There’s a lot more stuff besides this probably but I”ll stop for now, the comment is long enough already.
I’ll take a look at that version of the argument.
I think I addressed the foot-shots thing in my response to Ryan.
Re:
So:
I think you can almost certainly get AIs to think either in English CoT or not, and accomplish almost anything you’d like in non-neuralese CoT or not.
I also more tentatively think that the tax in performance for thinking in CoT is not too large, or in some cases negative. Remembering things in words helps you coordinate within yourself as well as with others; although I might have vaguely non-English inspirations putting them into words helps me coordinate with myself over time.
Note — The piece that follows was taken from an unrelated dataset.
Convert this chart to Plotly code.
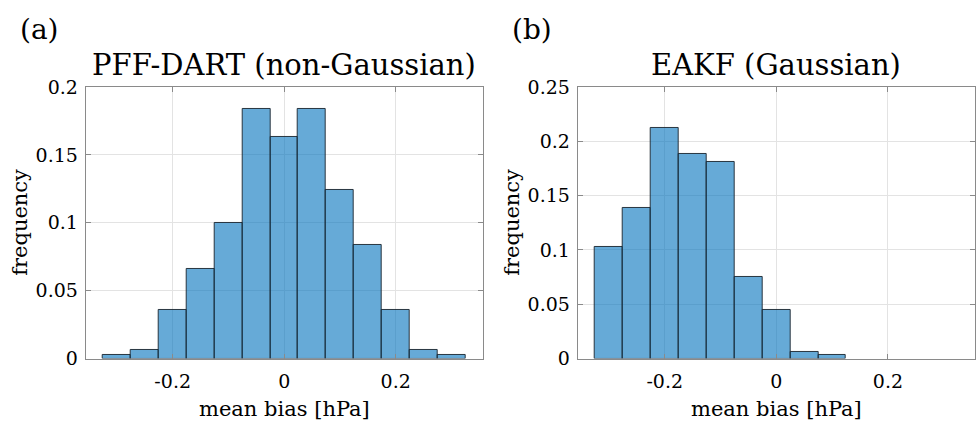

And I think people overrate how amazing and hard-to-put into words their insights are.
Thus, it appears.… somewhat likely.… (pretty uncertain here)… that it’s just contingent whether or not people end up using interpretable CoT or not. Not foreordained.
If we move towards a scenario where people find utility in seeing their AIs thoughts, or in having other AIs examine AI thoughts, and so on, then even if there is a reasonably large tax in cognitive power we could end up living in a world where AI thoughts are mostly visible because of the other advantages.
But on the other hand, if cognition mostly takes places behind API walls, and thus there’s no advantage to the user to see and understand them, then that (among other factors) could help bring us to a world where there’s less interpretable CoT.
But I mean I’m not super plugged into SF, so maybe you already know OpenAI has Noumena-GPT running that thinks in shapes incomprehensible to man, and it’s like 100x smarter or more efficient.
Cool, I’ll switch to that thread then. And yeah thanks for looking at Ajeya’s argument I’m curious to hear what you think of it. (Based on what you said in the other thread with Ryan, I’d be like “So you agree that if the training signal occasionally reinforces bad behavior, then you’ll get bad behavior? Guess what: We don’t know how to make a training signal that doesn’t occasionally reinforce bad behavior.” Then separately there are concerns about inductive biases but I think those are secondary.)
Re: faithful CoT: I’m more pessimistic than you, partly due to inside info but mostly not, mostly just my guesses about how the theoretical benefits of recurrence / neuralese will become practical benefits sooner or later. I agree it’s possible that I’m wrong and we’ll still have CoT when we reach AGI. This is in fact one of my main sources of hope on the technical alignment side. It’s literally the main thing I was talking about and recommending when I was at OpenAI. Oh and I totally agree it’s contingent. It’s very frustrating to me because I think we could cut, like, idk 50% of the misalignment risk if we just had all the major industry players make a joint statement being like “We think faithful CoT is the safer path, so we commit to stay within that paradigm henceforth, and to police this norm amongst ourselves.”